Kim Rossmo said even the most bizarre serial killers have a structure when searching for targets.
He wants to find that structure.
Rossmo, endowed chair and professor in the department of criminal justice at Texas State University, is the world’s leading geographic profiler. He works with local police in crime investigations and intelligence.
Rossmo began his developments in the field of geographic profiling after deciding to improve the tracking model.
“If we can understand (serial killer’s underlying logic), we can use that information to decode their patterns and focus on criminal investigation.” Rossmo said.
Quint Thurman, chair of the criminal justice department, said Rossmo has gained recognition for himself and the university through his accomplishments.
“Dr. Rossmo’s work is unique. He is one of a kind,” Thurman said. “He is the world’s leading geographic profiler, and he invented that discipline based upon an algorithm he created while he was getting his doctoral degree.”

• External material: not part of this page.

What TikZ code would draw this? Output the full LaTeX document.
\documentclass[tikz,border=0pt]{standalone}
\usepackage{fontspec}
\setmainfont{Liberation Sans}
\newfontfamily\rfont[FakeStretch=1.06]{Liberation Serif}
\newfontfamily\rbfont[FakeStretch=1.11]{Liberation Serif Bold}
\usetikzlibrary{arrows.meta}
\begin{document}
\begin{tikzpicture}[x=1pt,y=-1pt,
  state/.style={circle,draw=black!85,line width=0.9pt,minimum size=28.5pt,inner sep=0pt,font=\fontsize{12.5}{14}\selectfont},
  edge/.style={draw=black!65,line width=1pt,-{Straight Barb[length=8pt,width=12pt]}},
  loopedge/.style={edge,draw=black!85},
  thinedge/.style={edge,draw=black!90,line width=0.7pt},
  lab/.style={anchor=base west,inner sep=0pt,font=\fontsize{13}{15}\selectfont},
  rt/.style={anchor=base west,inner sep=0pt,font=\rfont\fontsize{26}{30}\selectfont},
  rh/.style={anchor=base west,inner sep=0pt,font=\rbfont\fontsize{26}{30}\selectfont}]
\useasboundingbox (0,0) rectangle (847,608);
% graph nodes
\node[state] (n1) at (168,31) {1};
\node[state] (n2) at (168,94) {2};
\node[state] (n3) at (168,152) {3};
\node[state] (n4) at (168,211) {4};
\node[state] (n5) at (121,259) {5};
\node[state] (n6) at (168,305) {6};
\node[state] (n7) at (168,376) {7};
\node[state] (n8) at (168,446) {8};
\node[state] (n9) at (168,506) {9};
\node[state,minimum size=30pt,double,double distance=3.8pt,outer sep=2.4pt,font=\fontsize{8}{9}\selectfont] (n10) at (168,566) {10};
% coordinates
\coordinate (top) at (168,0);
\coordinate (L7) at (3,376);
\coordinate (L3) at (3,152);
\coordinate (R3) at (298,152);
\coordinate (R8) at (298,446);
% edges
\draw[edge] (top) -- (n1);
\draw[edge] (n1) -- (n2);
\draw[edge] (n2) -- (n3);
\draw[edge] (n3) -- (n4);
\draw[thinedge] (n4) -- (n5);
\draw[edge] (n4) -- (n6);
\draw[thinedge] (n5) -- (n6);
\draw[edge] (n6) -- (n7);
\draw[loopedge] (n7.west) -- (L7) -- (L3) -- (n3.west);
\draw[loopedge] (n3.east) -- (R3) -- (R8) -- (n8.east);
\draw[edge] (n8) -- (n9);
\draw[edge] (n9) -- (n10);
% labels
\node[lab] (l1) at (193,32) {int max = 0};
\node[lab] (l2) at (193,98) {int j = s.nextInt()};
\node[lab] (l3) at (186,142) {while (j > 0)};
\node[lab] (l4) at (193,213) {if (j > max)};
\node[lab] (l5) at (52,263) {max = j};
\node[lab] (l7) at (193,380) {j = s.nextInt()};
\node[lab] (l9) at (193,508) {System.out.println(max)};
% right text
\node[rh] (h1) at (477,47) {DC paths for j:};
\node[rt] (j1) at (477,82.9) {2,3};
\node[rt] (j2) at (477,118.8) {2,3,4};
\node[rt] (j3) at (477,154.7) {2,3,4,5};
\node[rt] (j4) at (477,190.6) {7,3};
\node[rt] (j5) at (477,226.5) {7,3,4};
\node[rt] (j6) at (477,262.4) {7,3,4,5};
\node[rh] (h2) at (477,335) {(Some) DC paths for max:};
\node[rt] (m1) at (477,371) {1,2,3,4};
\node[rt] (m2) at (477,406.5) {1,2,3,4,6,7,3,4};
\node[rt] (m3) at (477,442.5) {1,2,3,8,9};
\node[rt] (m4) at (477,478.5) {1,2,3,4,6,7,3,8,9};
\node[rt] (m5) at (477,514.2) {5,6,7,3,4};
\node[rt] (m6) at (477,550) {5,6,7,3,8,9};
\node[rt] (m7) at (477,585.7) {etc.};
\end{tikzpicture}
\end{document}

Rossmo said his Ph.D. supervisor helped him discover the idea.
“The field of environmental criminology is concerned with why crime happens and where it happens,” Rossmo said. “He developed a model that helped explain where crimes occur based on where an offender lives, works, plays and travels.”
Rossmo said he had an idea to change the mechanics of the model.
“The question was if crimes have occurred that you think were done by the same offender, what can we say about where that offender is based, where he is living, where his anchor point is?” Rossmo said.
His development in the field began after generating a program to fit the model.
“That was my doctoral research question, and in the course it led to a computer algorithm that I developed, which then became software called Rigel,” Rossmo said. “I then began to be asked about cases and people began asking for help on cases.”
Thurman said he became acquainted with Rossmo through a mutual friend and his growing popularity in the criminal justice field.
“I was running the Midwest Criminal Justice Institute at Wichita State University. Their idea was to bring in the most gifted criminal justice public safety people in the country and have them teach,” Thurman said.
Thurman said Rossmo’s exhibition caught his interest.
“He spent two days teaching people about geographic profiling, and I was skeptical at the beginning and hooked at the end,” Thurman said.
Thurman introduced Rossmo to Texas State while working together at Sam Houston State on crime mapping along the border.
“What I was thinking is ‘I know a geographer map guy from criminal justice, which if we had this grant we could bring him in to do this piece of work for this project and have an opportunity to show off Texas State, get him used to the area and then make it permanent,’” Thurman said.
Rossmo took the job at Texas State and has since brought recognition and funding, Thurman said.
“Currently, we are expecting him to get $1.3 million,” Thurman said. “It has been designated for us for some projects we have been working on with the U.S. Military. Some of the projects he is working on are military applications.”
Rossmo said the research has brought in most of the funding in the department.
“Thurman thought this stuff had value. From the university’s prospective, we have been able to turn this line of research into something — like more than $3 million worth of funding,” Rossmo said.
Pete Blair, assistant professor in the department of criminal justice, has worked with Rossmo for two years. Blair said the recognition gained within the department is substantial.
“It helps to give us some name recognition,” Blair said. “He is well respected within our field and that adds to the way people see us.”
Blair said Rossmo’s form of work differentiates from other profilers in his math skills.
“Obviously, something like what Dr. Rossmo does is something more like the traditional form of math, because he is looking to apply mathematical constructs to how far people travel. So I would probably argue his work is more mathematical,” Blair said.
Jennifer Carreon, graduate research assistant in the criminal justice department, has aided Rossmo for almost a year and is responsible for a “number of duties on separate grants,” including working with him on his software.
“By inputting certain crimes into this software, we are able to predict the possibility of future locations being victimized by a criminal based on a percentage basis (called the hit score percentage),” Carreon said.
Rossmo said his field will continue to grow and hopefully provide answers for investigations.